The Court has concluded that the United Kingdom is free to revoke unilaterally the notification of its intention to withdraw from the EU, and that such a revocation would have the effect that the United Kingdom remains in the EU under terms that are unchanged as regards its status as a Member State. This means that the UK could remain a member of the EU without losing the valuable rebates and various opt-outs that were negotiated under the premierships of Mrs Thatcher and of John Major respectively. Thus, if we decide to remain in the EU, we shall not have to join the Euro, we will not have to enter the Schengen Area, and will not have to comply with other EU rules from which we are currently exempt.
This possibility exists until a withdrawal agreement concluded between the EU and the Member State has entered into force, or (in the absence of such an agreement having been reached) until the expiry of the two-year period from the date of the notification of the intention to withdraw from the EU (starting from the date of the Article 50 letter written by Theresa May in March 2017, which is due to expire at 23.00 hrs GMT on Friday, 29 March 2019), plus any possible extension of that period that may be agreed, has then expired.
In giving its judgment, however, the Court made it clear that the Article 50 revocation must be decided following “a democratic process in accordance with national constitutional requirements” and that this unequivocal and unconditional decision must be communicated in writing to the European Council. This simply puts the requirements for withdrawal from the Article 50 process on the same legal footing as the requirements for initiating the Article 50 procedure. (As to this, see the judgment of the Supreme Court in R (Miller) v Secretary of State for Exiting the European Union  UKSC 5.)
As the Miller case established, the government cannot rely solely on the Royal Prerogative in doing this, but must seek parliamentary approval. The section in the ‘Withdrawal Act’ specifying that the UK is to leave the EU on 29 March 2019 would also have to be repealed. The two could be conveniently dealt with in a single Act amending the previous Act. Parliamentary approval alone would suffice for the purpose of withdrawing from the Article 50 process, and in view of the shortness of time (barely three months), a decision to introduce a Bill to this effect will need to be made very soon, in the event of the House of Commons rejecting the draft withdrawal agreement that is currently before them.
This, followed by the delivery of a letter unequivocally notifying the Council of the EU of our withdrawal from the Article 50 process, would formally bring to an end the current Brexit process. However, I am not suggesting that this would bring an end to the internal political debate surrounding Brexit, and the government (of whatever complexion, and whoever is then Prime Minister) may well wish to take further steps to bring a final end to the long-running dispute over Brexit, possibly by means of a Referendum or a General Election (or both).
It is important to understand, however, that a Referendum is not a formal legal requirement, either before or after our bringing an end to the current Article 50 process.
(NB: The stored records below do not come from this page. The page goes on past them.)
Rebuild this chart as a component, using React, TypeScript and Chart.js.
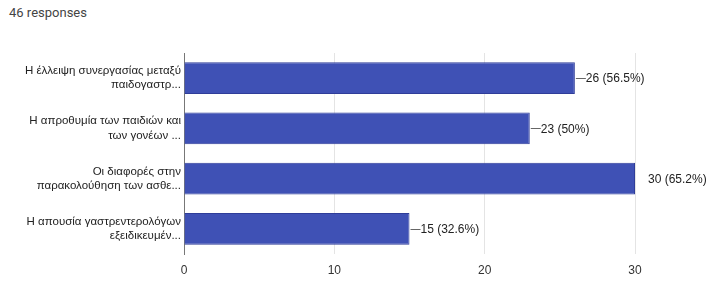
import React, { useEffect, useRef } from "react";
import { Chart, registerables } from "chart.js";

Chart.register(...registerables);

const categories: string[][] = [
  ["Η έλλειψη συνεργασίας μεταξύ", "παιδογαστρ..."],
  ["Η απροθυμία των παιδιών και", "των γονέων ..."],
  ["Οι διαφορές στην", "παρακολούθηση των ασθε..."],
  ["Η απουσία γαστρεντερολόγων", "εξειδικευμέν..."],
];
const counts: number[] = [26, 23, 30, 15];
const percents: string[] = ["56.5%", "50%", "65.2%", "32.6%"];
const totalResponses = 46;
const xTicks: number[] = [0, 10, 20, 30];

const FONT = "'Liberation Sans', Arial, sans-serif";

const valueLabels = {
  id: "valueLabels",
  afterDatasetsDraw(chart: any) {
    const ctx = chart.ctx;
    const meta = chart.getDatasetMeta(0);
    const xMax = chart.scales.x.max;
    ctx.save();
    ctx.font = `12px ${FONT}`;
    ctx.textBaseline = "middle";
    ctx.textAlign = "left";
    meta.data.forEach((bar: any, i: number) => {
      const v = counts[i];
      const text = `${v} (${percents[i]})`;
      const x = bar.x;
      const y = bar.y;
      ctx.fillStyle = "#222";
      if (v >= xMax) {
        ctx.fillText(text, x + 13, y + 1);
      } else {
        ctx.strokeStyle = "#666";
        ctx.lineWidth = 1;
        ctx.beginPath();
        ctx.moveTo(x + 1, Math.round(y) + 0.5);
        ctx.lineTo(x + 11, Math.round(y) + 0.5);
        ctx.stroke();
        ctx.fillText(text, x + 11, y + 1);
      }
    });
    ctx.restore();
  },
};

export default function App() {
  const ref = useRef<HTMLCanvasElement | null>(null);

  useEffect(() => {
    document.body.style.margin = "0";
    const canvas = ref.current!;
    const chart = new Chart(canvas, {
      type: "bar",
      data: {
        labels: categories,
        datasets: [
          {
            data: counts,
            backgroundColor: "#3f51b5",
            borderColor: "#2f3d99",
            borderWidth: 1,
            categoryPercentage: 1,
            barPercentage: 0.63,
          },
        ],
      },
      options: {
        indexAxis: "y",
        responsive: false,
        animation: false,
        layout: { padding: { top: 53, right: 78, bottom: 0, left: 0 } },
        plugins: {
          legend: { display: false },
          tooltip: { enabled: false },
        },
        scales: {
          x: {
            min: xTicks[0],
            max: xTicks[xTicks.length - 1],
            afterBuildTicks: (scale: any) => {
              scale.ticks = xTicks.map((v) => ({ value: v }));
            },
            afterFit: (scale: any) => {
              scale.height = 33;
            },
            grid: { color: "#e4e4e4", drawTicks: false },
            border: { display: false },
            ticks: {
              padding: 9,
              color: "#333",
              font: { family: FONT, size: 12 },
            },
          },
          y: {
            afterFit: (scale: any) => {
              scale.width = 184;
            },
            grid: { display: false, drawTicks: false, tickLength: 0 },
            border: { display: true, color: "#777", width: 1 },
            ticks: {
              padding: 3,
              color: "#222",
              font: { family: FONT, size: 11.5, lineHeight: 1.25 },
            },
          },
        },
      },
      plugins: [valueLabels],
    });
    return () => chart.destroy();
  }, []);

  return (
    <div style={{ position: "relative", width: 713, height: 287, background: "#fff" }}>
      <div
        style={{
          position: "absolute",
          left: 9,
          top: 5,
          fontFamily: "Roboto, 'Liberation Sans', sans-serif",
          fontSize: 13,
          color: "#444",
        }}
      >
        {totalResponses} responses
      </div>
      <canvas
        ref={ref}
        width={713}
        height={287}
        style={{ position: "absolute", left: 0, top: 0 }}
      />
    </div>
  );
}
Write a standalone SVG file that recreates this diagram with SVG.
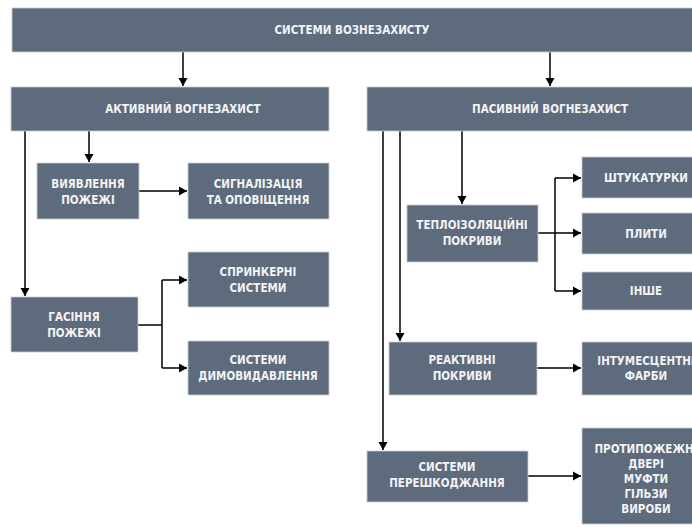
<svg xmlns="http://www.w3.org/2000/svg" width="692" height="528" viewBox="0 0 692 528">
<style>
.box{fill:#5e6b7c;stroke:#c9ced5;stroke-width:0.8}
.t{font-family:"DejaVu Sans Condensed","DejaVu Sans",sans-serif;font-weight:bold;font-size:11.5px;fill:#f2f3f5;text-anchor:middle;dominant-baseline:central}
.c{fill:none;stroke:#000;stroke-width:1.5}
</style>
<defs>
<marker id="ah" markerWidth="10" markerHeight="10" refX="8" refY="5" orient="auto" markerUnits="userSpaceOnUse">
<path d="M0,0.5 L8,5 L0,9.5 Z" fill="#000"/>
</marker>
</defs>
<g id="connectors">
<path class="c" d="M183,52 V86" marker-end="url(#ah)"/>
<path class="c" d="M550,52 V86" marker-end="url(#ah)"/>
<path class="c" d="M25,131 V296" marker-end="url(#ah)"/>
<path class="c" d="M89,131 V162" marker-end="url(#ah)"/>
<path class="c" d="M139,191 H187" marker-end="url(#ah)"/>
<path class="c" d="M138,325 H162"/>
<path class="c" d="M162,280 V368"/>
<path class="c" d="M162,280 H187" marker-end="url(#ah)"/>
<path class="c" d="M162,368 H187" marker-end="url(#ah)"/>
<path class="c" d="M383,131 V450" marker-end="url(#ah)"/>
<path class="c" d="M400,131 V341" marker-end="url(#ah)"/>
<path class="c" d="M462,131 V204" marker-end="url(#ah)"/>
<path class="c" d="M538,233 H581" marker-end="url(#ah)"/>
<path class="c" d="M555,178 V291"/>
<path class="c" d="M555,178 H581" marker-end="url(#ah)"/>
<path class="c" d="M555,291 H581" marker-end="url(#ah)"/>
<path class="c" d="M537,368 H581" marker-end="url(#ah)"/>
<path class="c" d="M528,476 H581" marker-end="url(#ah)"/>
</g>
<g id="root"><rect class="box" x="12" y="8" width="700" height="44"/><text class="t" x="352" y="30">СИСТЕМИ ВОЗНЕЗАХИСТУ</text></g>
<g id="active"><rect class="box" x="11" y="87" width="318" height="44"/><text class="t" x="183" y="109">АКТИВНИЙ ВОГНЕЗАХИСТ</text></g>
<g id="passive"><rect class="box" x="367" y="87" width="360" height="44"/><text class="t" x="550" y="109">ПАСИВНИЙ ВОГНЕЗАХИСТ</text></g>
<g id="detection"><rect class="box" x="37" y="163" width="102" height="56"/><text class="t" x="88" y="184">ВИЯВЛЕННЯ</text><text class="t" x="88" y="200">ПОЖЕЖІ</text></g>
<g id="signal"><rect class="box" x="188" y="163" width="141" height="56"/><text class="t" x="258" y="184">СИГНАЛІЗАЦІЯ</text><text class="t" x="258" y="200">ТА ОПОВІЩЕННЯ</text></g>
<g id="extinguish"><rect class="box" x="11" y="297" width="127" height="55"/><text class="t" x="74" y="317">ГАСІННЯ</text><text class="t" x="74" y="333">ПОЖЕЖІ</text></g>
<g id="sprinkler"><rect class="box" x="188" y="252" width="141" height="55"/><text class="t" x="258" y="272">СПРИНКЕРНІ</text><text class="t" x="258" y="288">СИСТЕМИ</text></g>
<g id="smoke"><rect class="box" x="188" y="341" width="141" height="54"/><text class="t" x="258" y="360">СИСТЕМИ</text><text class="t" x="258" y="376">ДИМОВИДАВЛЕННЯ</text></g>
<g id="thermal"><rect class="box" x="407" y="205" width="131" height="57"/><text class="t" x="472" y="225">ТЕПЛОІЗОЛЯЦІЙНІ</text><text class="t" x="472" y="241">ПОКРИВИ</text></g>
<g id="plaster"><rect class="box" x="582" y="157" width="128" height="41"/><text class="t" x="646" y="177.5">ШТУКАТУРКИ</text></g>
<g id="boards"><rect class="box" x="582" y="213" width="128" height="41"/><text class="t" x="646" y="233.5">ПЛИТИ</text></g>
<g id="other"><rect class="box" x="582" y="272" width="128" height="38"/><text class="t" x="646" y="291">ІНШЕ</text></g>
<g id="reactive"><rect class="box" x="389" y="342" width="148" height="53"/><text class="t" x="462" y="360">РЕАКТИВНІ</text><text class="t" x="462" y="376">ПОКРИВИ</text></g>
<g id="intumescent"><rect class="box" x="582" y="342" width="128" height="53"/><text class="t" x="646" y="361">ІНТУМЕСЦЕНТНІ</text><text class="t" x="646" y="376">ФАРБИ</text></g>
<g id="barrier"><rect class="box" x="367" y="451" width="161" height="51"/><text class="t" x="447" y="467">СИСТЕМИ</text><text class="t" x="447" y="483">ПЕРЕШКОДЖАННЯ</text></g>
<g id="fireproof"><rect class="box" x="582" y="428" width="128" height="96"/><text class="t" x="646" y="449">ПРОТИПОЖЕЖНІ</text><text class="t" x="646" y="464">ДВЕРІ</text><text class="t" x="646" y="479">МУФТИ</text><text class="t" x="646" y="494">ГІЛЬЗИ</text><text class="t" x="646" y="509">ВИРОБИ</text></g>
</svg>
The Referendum in June 2016 was purely advisory and had no binding legal effect; it was purely a political choice of the Cameron government, and subsequently of Mrs May’s cabinet, to give effect to the outcome of that Referendum by initiating the process of leaving the EU by means of the Article 50 process. As the Supreme Court ruled, there was a legal requirement for parliamentary approval, but that is as far as the formal legal requirements go.
[I promise that my next post will be on a planning law topic!]
UPDATE (18 December 2018): I have taken the opportunity to re-read the ECJ’s judgment of 10 December. Contrary to a statement made recently by ministers, there is nothing to prevent the UK’s withdrawing its Article 50 notice, but then (at any time) submitting a fresh Article 50 letter, if the country subsequently decides that it wishes to resume the Brexit process. The objection to this course of action to which ministers referred was voiced by the European Commission in their submissions to the ECJ but was firmly rejected by the Court. Withdrawal of the UK’s Article 50 notification, thus bringing the current Brexit process to an end, would not prevent the country from reviving its intention to leave the EU, if (after further consideration) it were to decide to do so. Convinced Brexiteers need not therefore have any anxiety that withdrawal from the Article 50 process within the next three months would represent a final and irretrievable end to Brexit; it would not prevent or inhibit in any way a subsequent resumption of the Brexit process. It would, on the other hand, remove the threat of a ‘no-deal’ Brexit on 29 March and the catastrophic economic and logistical crisis that would ensue from such a ‘car-crash’ Brexit.